A su llegada a Cali, de acuerdo con el libro Doctor y campeón que escribieron Bilardo y Luciano Wernicke y que cuenta su vida de forma muy agradable, el DT dio una charla de bienvenida a sus dirigidos y se puso a trabajar. Como es lógico, los jugadores aceptaron su llegada pero le hicieron una petición especial: que el último día de la semana hábil les permitiera irse más temprano de los predios del club, porque la costumbre del “viernes cultural” era muy arraigada en el país. Y Bilardo abrió los ojos casi sin entender el grado de evolución de nuestros jugadores porque esa expresión, la del viernes cultural, lo remitió a imaginarios impresionantemente cándidos: suponía el entrenador que los jugadores le daban ese rótulo a los viernes porque, seguramente, se iban a leer en grupos los clásicos de la literatura universal y los que no comulgaban con la lectura, probablemente era porque tenían listos los boletos para ir con sus parejas a la ópera. Pobre Bilardo cuando se enteró del verdadero significado de los “viernes culturales”.
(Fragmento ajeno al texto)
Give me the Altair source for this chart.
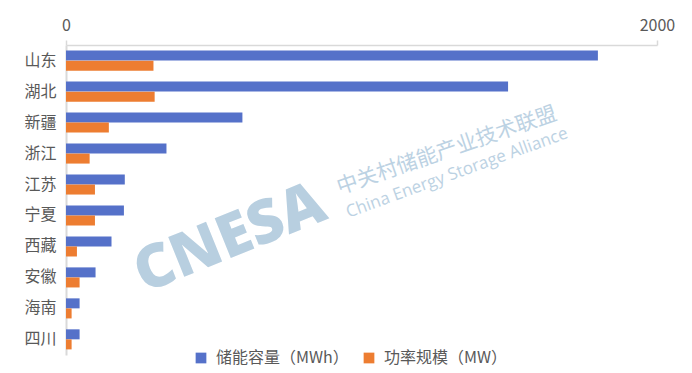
import altair as alt
import pandas as pd

provinces = ["山东", "湖北", "新疆", "浙江", "江苏", "宁夏", "西藏", "安徽", "海南", "四川"]
capacity_mwh = [1800, 1496, 597, 340, 199, 196, 154, 100, 46, 46]
power_mw = [296, 300, 145, 80, 98, 98, 37, 46, 19, 19]
series_names = ["储能容量（MWh）", "功率规模（MW）"]
series_colors = ["#5571C9", "#ED7D31"]
x_ticks = [0, 2000]

rows = []
for p, c, w in zip(provinces, capacity_mwh, power_mw):
    rows.append({"province": p, "series": series_names[0], "value": c})
    rows.append({"province": p, "series": series_names[1], "value": w})
df = pd.DataFrame(rows)

font = "Noto Sans CJK SC"
label_color = "#595959"
axis_color = "#D9D9D9"

bars = alt.Chart(df).mark_bar(size=10).encode(
    x=alt.X("value:Q",
            scale=alt.Scale(domain=[0, 2000], nice=False),
            axis=alt.Axis(orient="top", values=x_ticks, format="d", title=None, grid=False,
                          labelFontSize=16, labelColor=label_color, labelFont=font,
                          domainColor=axis_color, domainWidth=1.5,
                          tickColor=axis_color, tickWidth=1.5, tickSize=5,
                          labelPadding=7, labelFlush=False)),
    y=alt.Y("province:N", sort=provinces,
            scale=alt.Scale(paddingInner=0.35, paddingOuter=0.18),
            axis=alt.Axis(title=None, ticks=False, labelFontSize=16,
                          labelColor=label_color, labelFont=font,
                          domainColor=axis_color, domainWidth=2, labelPadding=10)),
    yOffset=alt.YOffset("series:N", sort=series_names),
    color=alt.Color("series:N", sort=series_names,
                    scale=alt.Scale(domain=series_names, range=series_colors),
                    legend=alt.Legend(orient="none", legendX=127, legendY=305,
                                      direction="horizontal", title=None,
                                      symbolType="square", symbolSize=115,
                                      symbolStrokeWidth=0,
                                      labelFontSize=16, labelColor=label_color,
                                      labelFont=font, columnPadding=12,
                                      labelOffset=7, padding=0)),
)

wm = pd.DataFrame({"t": ["CNESA"]})
wm_cn = pd.DataFrame({"t": ["中关村储能产业技术联盟"]})
wm_en = pd.DataFrame({"t": ["China Energy Storage Alliance"]})

cnesa = alt.Chart(wm).mark_text(
    font="Open Sans", fontWeight=800, fontSize=60, color="#B8CFE0",
    angle=338, align="center", baseline="middle"
).encode(text="t:N", x=alt.value(164), y=alt.value(194))

cn = alt.Chart(wm_cn).mark_text(
    font=font, fontSize=21, color="#BCD2E3",
    angle=341, align="center", baseline="middle"
).encode(text="t:N", x=alt.value(381), y=alt.value(106))

en = alt.Chart(wm_en).mark_text(
    font="Open Sans", fontSize=17, color="#BCD2E3",
    angle=340, align="center", baseline="middle"
).encode(text="t:N", x=alt.value(391), y=alt.value(128))

chart = alt.layer(cnesa, cn, en, bars).properties(
    width=591, height=310,
    autosize=alt.AutoSizeParams(type="none"),
    padding={"left": 66, "top": 45, "right": 35, "bottom": 18},
).configure(background="white").configure_view(stroke=None, strokeWidth=0)

chart.save("out.html", embed_options={"renderer": "svg", "actions": False})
Y en ese ámbito de rumba en la capital vallecaucana, el argentino debía hacer milagros para disciplinar a una parte de sus dirigidos, en especial a Henry Caicedo, apodado ‘La Mosca’, uno de los zagueros más técnicos y versátiles que haya parido nuestro fútbol, pero adicto a la noche, a escaparse de las concentraciones y a muchas cosas más que terminaron frenando su carrera. El DT, un obsesionado con la disciplina y que hacía visitas nocturnas sorpresivas a las casas de los jugadores para ver si en efecto se encontraban durmiendo en sus domicilios y descansando antes de un duelo de importancia, recibió a su arribo a Cali un vehículo con el fin de poderse transportar con independencia. Alex Gorayeb, presidente del club verdiblanco, le dio un Simca 1000, aquel carro francés con el motor en la parte trasera, objeto de deseo para los adolescentes por su potente pique y talismán de los mecánicos, que se sentían felices al ver que varios de esos automóviles visitaban frecuentemente sus predios.
Lo cierto es que Bilardo recibió aquel Simca recién salido del concesionario: olía a nuevo en cada una de sus esquinas y en el tablero estaba reluciente la cifra de 0 kilómetros. Gorayeb le dio el carro y le dijo que era de él, que hiciera con él lo que quisiera.
Pasó un año y Bilardo fue hasta la oficina de Gorayeb a devolverle el dichoso Simca. Cuando Gorayeb bajó vio que el carro que hace un año era reluciente, parecía casi que una chatarra. Vio el contador de kilómetros y la cifra llegaba a los cien mil recorridos. ¡Una locura en apenas 365 días! La respuesta del doctor fue inolvidable: “Alex, recorrí 1000 kilómetros en vueltas personales y transportándome por la ciudad”.
Gorayeb de inmediato replicó: “¿Y los 99 mil kilómetros restantes, Carlos?”.
Bilardo contestó: “¿Los 99 mil restantes? ¡Buscando a ‘La Mosca’!”.